Silvestrov, Schmelz said, has argued that people are looking for some kind of spiritual anchor these days — and that Symphony No. 8 attempts to provide one. In a 1991 letter to Russian musicologist Marina Nest’yeva, Silvestrov wrote that great music should leave its listeners feeling “simply blessed, that is, for an instant we find the wings that had been taken away from us.”
“He has stated that the old, monumental symphonies of Beethoven and Mahler were like rainstorms where you could hear the thunder,” Schmelz said. “In this symphony, which is intentionally devoid of ongoing drama, all you hear are the disturbing echoes of the thunder at the beginning of the work. But there’s always an edge to his symphonies, and a sense of other things going on in the distance or below the surface — the menace on the horizon that is represented by the thunder.”

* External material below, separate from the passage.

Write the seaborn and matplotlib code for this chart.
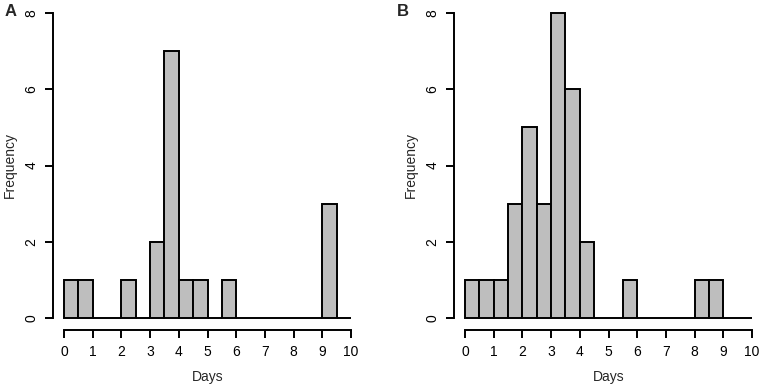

The melodies that break through the symphony’s often-murky surface from time to time are meant to provide consolation — Schmelz calls them a “sonic shelter in which people can take refuge as everything around them is going crazy.” Listeners would be wise to bask in these moments, then surrender to a composition whose emotional and spiritual language is far less colorful than the themes and variations of a composer such as Beethoven.
No consolation will be necessary, however, for either of the headliners on the program: Dvorak’s deeply moving Cello Concerto, with Tchaikovsky International Competition Gold Medalist Narek Hakhnazaryan as soloist, and Anatoly Liadov’s “The Enchanted Lake.”
The latter’s magical landscape conjures a fantasy world quite different from the grim realities that birthed Silvestrov’s fascinating Symphony No. 8.